■ Given material ■
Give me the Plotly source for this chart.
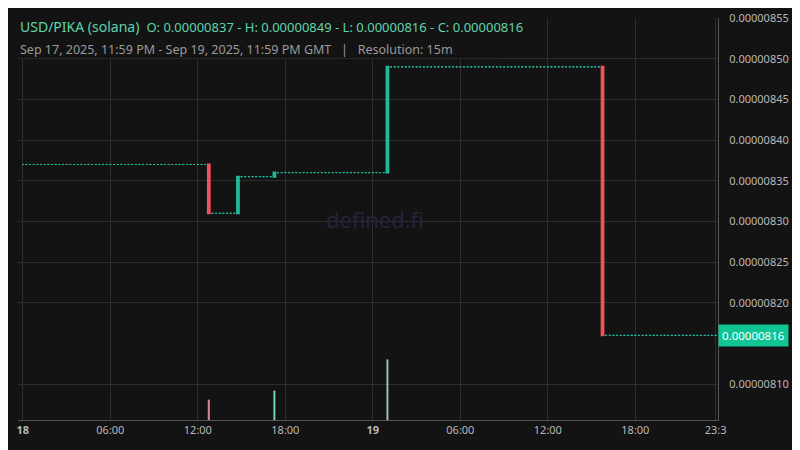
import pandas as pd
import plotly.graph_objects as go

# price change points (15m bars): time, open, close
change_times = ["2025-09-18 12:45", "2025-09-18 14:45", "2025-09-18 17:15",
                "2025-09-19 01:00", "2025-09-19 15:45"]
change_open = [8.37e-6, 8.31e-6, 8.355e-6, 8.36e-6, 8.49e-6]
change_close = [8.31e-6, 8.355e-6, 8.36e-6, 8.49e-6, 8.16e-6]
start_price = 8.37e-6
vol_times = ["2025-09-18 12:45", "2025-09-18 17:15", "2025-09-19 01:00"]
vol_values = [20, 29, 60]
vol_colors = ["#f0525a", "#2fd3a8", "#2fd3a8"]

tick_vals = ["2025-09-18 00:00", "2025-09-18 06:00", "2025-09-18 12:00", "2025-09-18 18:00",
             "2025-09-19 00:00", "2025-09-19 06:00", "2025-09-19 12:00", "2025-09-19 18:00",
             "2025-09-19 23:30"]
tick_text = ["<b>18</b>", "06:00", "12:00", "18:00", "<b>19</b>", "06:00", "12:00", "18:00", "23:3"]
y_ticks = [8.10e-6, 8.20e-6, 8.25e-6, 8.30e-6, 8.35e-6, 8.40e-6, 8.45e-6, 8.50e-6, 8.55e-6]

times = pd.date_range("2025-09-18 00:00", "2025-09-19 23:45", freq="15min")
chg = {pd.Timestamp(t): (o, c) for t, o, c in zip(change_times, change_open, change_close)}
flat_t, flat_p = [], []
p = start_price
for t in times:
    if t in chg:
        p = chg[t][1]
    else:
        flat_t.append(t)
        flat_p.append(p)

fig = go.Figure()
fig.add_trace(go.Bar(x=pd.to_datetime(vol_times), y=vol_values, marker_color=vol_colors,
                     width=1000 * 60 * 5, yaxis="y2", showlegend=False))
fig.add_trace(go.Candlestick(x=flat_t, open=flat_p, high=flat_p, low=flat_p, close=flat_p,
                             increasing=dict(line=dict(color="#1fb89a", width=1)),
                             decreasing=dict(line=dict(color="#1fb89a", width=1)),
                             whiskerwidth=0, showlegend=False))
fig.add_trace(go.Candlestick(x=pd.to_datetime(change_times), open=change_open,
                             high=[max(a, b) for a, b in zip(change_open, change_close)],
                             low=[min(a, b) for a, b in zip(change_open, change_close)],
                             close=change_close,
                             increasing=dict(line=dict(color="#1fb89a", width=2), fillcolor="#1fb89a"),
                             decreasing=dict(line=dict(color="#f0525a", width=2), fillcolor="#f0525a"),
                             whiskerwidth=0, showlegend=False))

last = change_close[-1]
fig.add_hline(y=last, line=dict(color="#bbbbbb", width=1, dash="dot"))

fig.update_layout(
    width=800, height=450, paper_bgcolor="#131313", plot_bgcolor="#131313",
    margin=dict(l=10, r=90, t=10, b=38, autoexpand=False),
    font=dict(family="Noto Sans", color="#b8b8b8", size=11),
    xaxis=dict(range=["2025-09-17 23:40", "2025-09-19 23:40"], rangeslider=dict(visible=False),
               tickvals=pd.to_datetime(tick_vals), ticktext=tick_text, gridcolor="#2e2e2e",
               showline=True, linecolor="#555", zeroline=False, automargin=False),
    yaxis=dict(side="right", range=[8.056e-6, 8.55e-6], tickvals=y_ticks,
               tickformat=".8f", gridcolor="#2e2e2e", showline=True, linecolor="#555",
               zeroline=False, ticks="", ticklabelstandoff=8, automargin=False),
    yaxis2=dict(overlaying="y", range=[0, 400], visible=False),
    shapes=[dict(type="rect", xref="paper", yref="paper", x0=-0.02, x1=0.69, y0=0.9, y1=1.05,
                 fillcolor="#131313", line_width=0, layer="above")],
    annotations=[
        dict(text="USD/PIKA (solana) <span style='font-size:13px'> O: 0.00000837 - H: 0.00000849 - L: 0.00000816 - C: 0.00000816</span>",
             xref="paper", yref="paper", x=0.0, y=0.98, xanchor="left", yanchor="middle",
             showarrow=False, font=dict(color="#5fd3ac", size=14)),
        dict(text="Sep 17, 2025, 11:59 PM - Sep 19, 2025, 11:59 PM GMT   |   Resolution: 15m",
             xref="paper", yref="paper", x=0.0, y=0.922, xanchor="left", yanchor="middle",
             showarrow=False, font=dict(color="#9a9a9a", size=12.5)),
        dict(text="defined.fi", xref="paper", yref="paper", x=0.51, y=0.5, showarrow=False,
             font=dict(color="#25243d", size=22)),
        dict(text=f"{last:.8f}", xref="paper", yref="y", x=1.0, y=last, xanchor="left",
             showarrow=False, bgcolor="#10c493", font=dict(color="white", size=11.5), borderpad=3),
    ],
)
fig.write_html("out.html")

■ Task directions ■
Reproduce the whole listing word for word, setting aside any pictures.

■ Written response ■
Give me the Plotly source for this chart.
import pandas as pd
import plotly.graph_objects as go

# price change points (15m bars): time, open, close
change_times = ["2025-09-18 12:45", "2025-09-18 14:45", "2025-09-18 17:15",
                "2025-09-19 01:00", "2025-09-19 15:45"]
change_open = [8.37e-6, 8.31e-6, 8.355e-6, 8.36e-6, 8.49e-6]
change_close = [8.31e-6, 8.355e-6, 8.36e-6, 8.49e-6, 8.16e-6]
start_price = 8.37e-6
vol_times = ["2025-09-18 12:45", "2025-09-18 17:15", "2025-09-19 01:00"]
vol_values = [20, 29, 60]
vol_colors = ["#f0525a", "#2fd3a8", "#2fd3a8"]

tick_vals = ["2025-09-18 00:00", "2025-09-18 06:00", "2025-09-18 12:00", "2025-09-18 18:00",
             "2025-09-19 00:00", "2025-09-19 06:00", "2025-09-19 12:00", "2025-09-19 18:00",
             "2025-09-19 23:30"]
tick_text = ["<b>18</b>", "06:00", "12:00", "18:00", "<b>19</b>", "06:00", "12:00", "18:00", "23:3"]
y_ticks = [8.10e-6, 8.20e-6, 8.25e-6, 8.30e-6, 8.35e-6, 8.40e-6, 8.45e-6, 8.50e-6, 8.55e-6]

times = pd.date_range("2025-09-18 00:00", "2025-09-19 23:45", freq="15min")
chg = {pd.Timestamp(t): (o, c) for t, o, c in zip(change_times, change_open, change_close)}
flat_t, flat_p = [], []
p = start_price
for t in times:
    if t in chg:
        p = chg[t][1]
    else:
        flat_t.append(t)
        flat_p.append(p)

fig = go.Figure()
fig.add_trace(go.Bar(x=pd.to_datetime(vol_times), y=vol_values, marker_color=vol_colors,
                     width=1000 * 60 * 5, yaxis="y2", showlegend=False))
fig.add_trace(go.Candlestick(x=flat_t, open=flat_p, high=flat_p, low=flat_p, close=flat_p,
                             increasing=dict(line=dict(color="#1fb89a", width=1)),
                             decreasing=dict(line=dict(color="#1fb89a", width=1)),
                             whiskerwidth=0, showlegend=False))
fig.add_trace(go.Candlestick(x=pd.to_datetime(change_times), open=change_open,
                             high=[max(a, b) for a, b in zip(change_open, change_close)],
                             low=[min(a, b) for a, b in zip(change_open, change_close)],
                             close=change_close,
                             increasing=dict(line=dict(color="#1fb89a", width=2), fillcolor="#1fb89a"),
                             decreasing=dict(line=dict(color="#f0525a", width=2), fillcolor="#f0525a"),
                             whiskerwidth=0, showlegend=False))

last = change_close[-1]
fig.add_hline(y=last, line=dict(color="#bbbbbb", width=1, dash="dot"))

fig.update_layout(
    width=800, height=450, paper_bgcolor="#131313", plot_bgcolor="#131313",
    margin=dict(l=10, r=90, t=10, b=38, autoexpand=False),
    font=dict(family="Noto Sans", color="#b8b8b8", size=11),
    xaxis=dict(range=["2025-09-17 23:40", "2025-09-19 23:40"], rangeslider=dict(visible=False),
               tickvals=pd.to_datetime(tick_vals), ticktext=tick_text, gridcolor="#2e2e2e",
               showline=True, linecolor="#555", zeroline=False, automargin=False),
    yaxis=dict(side="right", range=[8.056e-6, 8.55e-6], tickvals=y_ticks,
               tickformat=".8f", gridcolor="#2e2e2e", showline=True, linecolor="#555",
               zeroline=False, ticks="", ticklabelstandoff=8, automargin=False),
    yaxis2=dict(overlaying="y", range=[0, 400], visible=False),
    shapes=[dict(type="rect", xref="paper", yref="paper", x0=-0.02, x1=0.69, y0=0.9, y1=1.05,
                 fillcolor="#131313", line_width=0, layer="above")],
    annotations=[
        dict(text="USD/PIKA (solana) <span style='font-size:13px'> O: 0.00000837 - H: 0.00000849 - L: 0.00000816 - C: 0.00000816</span>",
             xref="paper", yref="paper", x=0.0, y=0.98, xanchor="left", yanchor="middle",
             showarrow=False, font=dict(color="#5fd3ac", size=14)),
        dict(text="Sep 17, 2025, 11:59 PM - Sep 19, 2025, 11:59 PM GMT   |   Resolution: 15m",
             xref="paper", yref="paper", x=0.0, y=0.922, xanchor="left", yanchor="middle",
             showarrow=False, font=dict(color="#9a9a9a", size=12.5)),
        dict(text="defined.fi", xref="paper", yref="paper", x=0.51, y=0.5, showarrow=False,
             font=dict(color="#25243d", size=22)),
        dict(text=f"{last:.8f}", xref="paper", yref="y", x=1.0, y=last, xanchor="left",
             showarrow=False, bgcolor="#10c493", font=dict(color="white", size=11.5), borderpad=3),
    ],
)
fig.write_html("out.html")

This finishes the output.